**REQUEST**
Repeat the data that follows, word for word, without the images.

**SUPPLIED MATERIAL**
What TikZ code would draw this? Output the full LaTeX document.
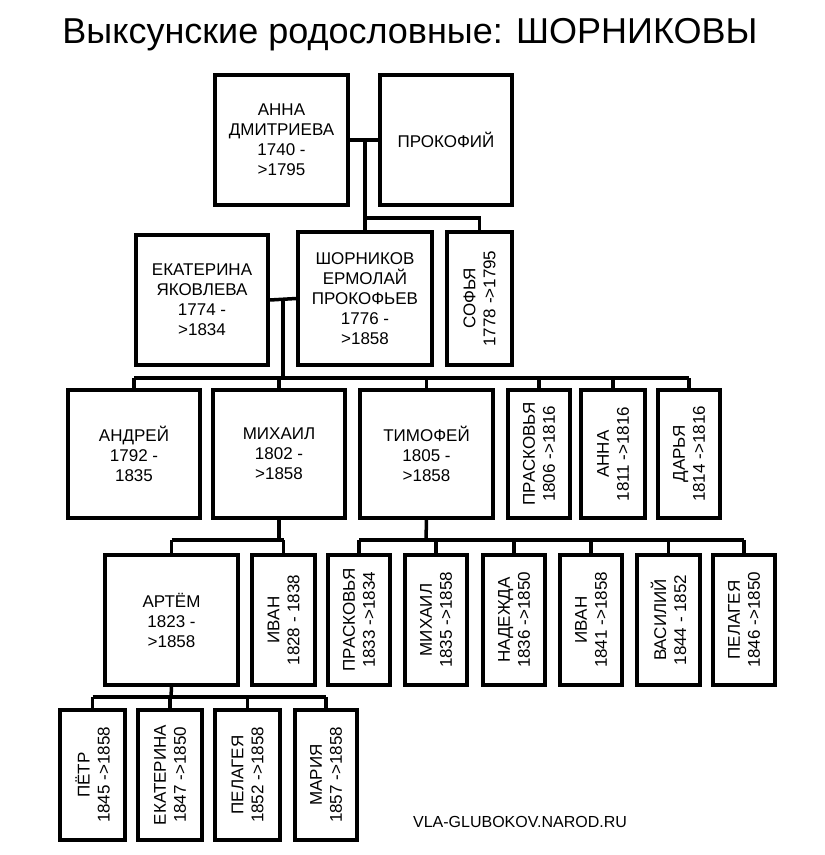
\documentclass[tikz,border=0pt]{standalone}
\usepackage{fontspec}
\setmainfont{Liberation Sans}
\usetikzlibrary{positioning, calc}

\tikzset{
    person/.style={draw, line width=3.5pt, fill=white, align=center, inner sep=0pt, font=\fontsize{17}{20}\selectfont},
    link/.style={line width=3.5pt}
}
% person box from its corners (x1,y1)-(x2,y2)
\newcommand{\pers}[6]{\node[person, minimum width={#4-#2}, minimum height={#5-#3}] (#1) at ({(#2+#4)/2},{(#3+#5)/2}) {#6};}
% narrow box with text turned upwards
\newcommand{\persr}[6]{\node[person, rotate=90, minimum width={#5-#3}, minimum height={#4-#2}] (#1) at ({(#2+#4)/2},{(#3+#5)/2}) {#6};}

\begin{document}
\begin{tikzpicture}[x=1pt, y=-1pt]
\useasboundingbox (0,0) rectangle (825,855);

% --- title ---
\node[font=\fontsize{36}{40}\selectfont] (title) at (410,35) {Выксунские родословные: ШОРНИКОВЫ};

% --- generation 1 ---
\pers{anna}{215}{75}{348}{205}{АННА\\ДМИТРИЕВА\\1740 -\\>1795}
\pers{prok}{380}{75}{512}{205}{ПРОКОФИЙ}

% --- generation 2 ---
\pers{ekat}{136}{235}{268}{365}{ЕКАТЕРИНА\\ЯКОВЛЕВА\\1774 -\\>1834}
\pers{shorn}{298}{232}{432}{365}{ШОРНИКОВ\\ЕРМОЛАЙ\\ПРОКОФЬЕВ\\1776 -\\>1858}
\persr{sofya}{447}{232}{512}{365}{СОФЬЯ\\1778 ->1795}

% --- generation 3 ---
\pers{andrey}{68}{390}{200}{518}{АНДРЕЙ\\1792 -\\1835}
\pers{mikh}{213}{390}{345}{518}{МИХАИЛ\\1802 -\\>1858}
\pers{timof}{360}{390}{493}{518}{ТИМОФЕЙ\\1805 -\\>1858}
\persr{prask}{508}{390}{570}{518}{ПРАСКОВЬЯ\\1806 ->1816}
\persr{annab}{581}{390}{645}{518}{АННА\\1811 ->1816}
\persr{darya}{658}{390}{720}{518}{ДАРЬЯ\\1814 ->1816}

% --- generation 4 ---
\pers{artem}{105}{555}{238}{685}{АРТЁМ\\1823 -\\>1858}
\persr{ivana}{252}{555}{315}{685}{ИВАН\\1828 - 1838}
\persr{praskb}{328}{555}{390}{685}{ПРАСКОВЬЯ\\1833 ->1834}
\persr{mikhb}{405}{555}{467}{685}{МИХАИЛ\\1835 ->1858}
\persr{nadezh}{483}{555}{545}{685}{НАДЕЖДА\\1836 ->1850}
\persr{ivanb}{560}{555}{622}{685}{ИВАН\\1841 ->1858}
\persr{vasil}{637}{555}{700}{685}{ВАСИЛИЙ\\1844 - 1852}
\persr{pelag}{713}{555}{775}{685}{ПЕЛАГЕЯ\\1846 ->1850}

% --- generation 5 ---
\persr{petr}{60}{710}{125}{840}{ПЁТР\\1845 ->1858}
\persr{ekatb}{138}{710}{202}{840}{ЕКАТЕРИНА\\1847 ->1850}
\persr{pelagb}{215}{710}{280}{840}{ПЕЛАГЕЯ\\1852 ->1858}
\persr{maria}{295}{710}{357}{840}{МАРИЯ\\1857 ->1858}

\node[font=\fontsize{16}{18}\selectfont] (site) at (520,822) {VLA-GLUBOKOV.NAROD.RU};

% --- connectors ---
\coordinate (m1) at (365,140);
\coordinate (b1) at (365,218);
\draw[link] (anna.east) -- (prok.west);
\draw[link] (m1) -- (shorn.north);
\draw[link] (b1) -| (sofya.east);

\coordinate (m2) at (283,298);
\coordinate (b2) at (283,378);
\draw[link] (ekat.east) -- (shorn.west);
\draw[link] (m2) -- (b2);
\draw[link] (b2 -| andrey.north) -- (b2 -| darya.west);
\foreach \c/\a in {andrey/north, mikh/north, timof/north, prask/east, annab/east, darya/east}
    \draw[link] (b2 -| \c.\a) -- (\c.\a);

\coordinate (b3) at (279,540);
\draw[link] (mikh.south) -- (b3);
\draw[link] (b3 -| artem.north) -- (b3 -| ivana.east);
\draw[link] (b3 -| artem.north) -- (artem.north);
\draw[link] (b3 -| ivana.east) -- (ivana.east);

\coordinate (b4) at (426,540);
\draw[link] (timof.south) -- (b4);
\draw[link] (b4 -| praskb.east) -- (b4 -| pelag.east);
\foreach \c in {praskb, mikhb, nadezh, ivanb, vasil, pelag}
    \draw[link] (b4 -| \c.east) -- (\c.east);

\coordinate (b5) at (171,697);
\draw[link] (artem.south) -- (b5);
\draw[link] (b5 -| petr.east) -- (b5 -| maria.east);
\foreach \c in {petr, ekatb, pelagb, maria}
    \draw[link] (b5 -| \c.east) -- (\c.east);

\end{tikzpicture}
\end{document}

**EXERCISE ANSWER**
What TikZ code would draw this? Output the full LaTeX document.
\documentclass[tikz,border=0pt]{standalone}
\usepackage{fontspec}
\setmainfont{Liberation Sans}
\usetikzlibrary{positioning, calc}

\tikzset{
    person/.style={draw, line width=3.5pt, fill=white, align=center, inner sep=0pt, font=\fontsize{17}{20}\selectfont},
    link/.style={line width=3.5pt}
}
% person box from its corners (x1,y1)-(x2,y2)
\newcommand{\pers}[6]{\node[person, minimum width={#4-#2}, minimum height={#5-#3}] (#1) at ({(#2+#4)/2},{(#3+#5)/2}) {#6};}
% narrow box with text turned upwards
\newcommand{\persr}[6]{\node[person, rotate=90, minimum width={#5-#3}, minimum height={#4-#2}] (#1) at ({(#2+#4)/2},{(#3+#5)/2}) {#6};}

\begin{document}
\begin{tikzpicture}[x=1pt, y=-1pt]
\useasboundingbox (0,0) rectangle (825,855);

% --- title ---
\node[font=\fontsize{36}{40}\selectfont] (title) at (410,35) {Выксунские родословные: ШОРНИКОВЫ};

% --- generation 1 ---
\pers{anna}{215}{75}{348}{205}{АННА\\ДМИТРИЕВА\\1740 -\\>1795}
\pers{prok}{380}{75}{512}{205}{ПРОКОФИЙ}

% --- generation 2 ---
\pers{ekat}{136}{235}{268}{365}{ЕКАТЕРИНА\\ЯКОВЛЕВА\\1774 -\\>1834}
\pers{shorn}{298}{232}{432}{365}{ШОРНИКОВ\\ЕРМОЛАЙ\\ПРОКОФЬЕВ\\1776 -\\>1858}
\persr{sofya}{447}{232}{512}{365}{СОФЬЯ\\1778 ->1795}

% --- generation 3 ---
\pers{andrey}{68}{390}{200}{518}{АНДРЕЙ\\1792 -\\1835}
\pers{mikh}{213}{390}{345}{518}{МИХАИЛ\\1802 -\\>1858}
\pers{timof}{360}{390}{493}{518}{ТИМОФЕЙ\\1805 -\\>1858}
\persr{prask}{508}{390}{570}{518}{ПРАСКОВЬЯ\\1806 ->1816}
\persr{annab}{581}{390}{645}{518}{АННА\\1811 ->1816}
\persr{darya}{658}{390}{720}{518}{ДАРЬЯ\\1814 ->1816}

% --- generation 4 ---
\pers{artem}{105}{555}{238}{685}{АРТЁМ\\1823 -\\>1858}
\persr{ivana}{252}{555}{315}{685}{ИВАН\\1828 - 1838}
\persr{praskb}{328}{555}{390}{685}{ПРАСКОВЬЯ\\1833 ->1834}
\persr{mikhb}{405}{555}{467}{685}{МИХАИЛ\\1835 ->1858}
\persr{nadezh}{483}{555}{545}{685}{НАДЕЖДА\\1836 ->1850}
\persr{ivanb}{560}{555}{622}{685}{ИВАН\\1841 ->1858}
\persr{vasil}{637}{555}{700}{685}{ВАСИЛИЙ\\1844 - 1852}
\persr{pelag}{713}{555}{775}{685}{ПЕЛАГЕЯ\\1846 ->1850}

% --- generation 5 ---
\persr{petr}{60}{710}{125}{840}{ПЁТР\\1845 ->1858}
\persr{ekatb}{138}{710}{202}{840}{ЕКАТЕРИНА\\1847 ->1850}
\persr{pelagb}{215}{710}{280}{840}{ПЕЛАГЕЯ\\1852 ->1858}
\persr{maria}{295}{710}{357}{840}{МАРИЯ\\1857 ->1858}

\node[font=\fontsize{16}{18}\selectfont] (site) at (520,822) {VLA-GLUBOKOV.NAROD.RU};

% --- connectors ---
\coordinate (m1) at (365,140);
\coordinate (b1) at (365,218);
\draw[link] (anna.east) -- (prok.west);
\draw[link] (m1) -- (shorn.north);
\draw[link] (b1) -| (sofya.east);

\coordinate (m2) at (283,298);
\coordinate (b2) at (283,378);
\draw[link] (ekat.east) -- (shorn.west);
\draw[link] (m2) -- (b2);
\draw[link] (b2 -| andrey.north) -- (b2 -| darya.west);
\foreach \c/\a in {andrey/north, mikh/north, timof/north, prask/east, annab/east, darya/east}
    \draw[link] (b2 -| \c.\a) -- (\c.\a);

\coordinate (b3) at (279,540);
\draw[link] (mikh.south) -- (b3);
\draw[link] (b3 -| artem.north) -- (b3 -| ivana.east);
\draw[link] (b3 -| artem.north) -- (artem.north);
\draw[link] (b3 -| ivana.east) -- (ivana.east);

\coordinate (b4) at (426,540);
\draw[link] (timof.south) -- (b4);
\draw[link] (b4 -| praskb.east) -- (b4 -| pelag.east);
\foreach \c in {praskb, mikhb, nadezh, ivanb, vasil, pelag}
    \draw[link] (b4 -| \c.east) -- (\c.east);

\coordinate (b5) at (171,697);
\draw[link] (artem.south) -- (b5);
\draw[link] (b5 -| petr.east) -- (b5 -| maria.east);
\foreach \c in {petr, ekatb, pelagb, maria}
    \draw[link] (b5 -| \c.east) -- (\c.east);

\end{tikzpicture}
\end{document}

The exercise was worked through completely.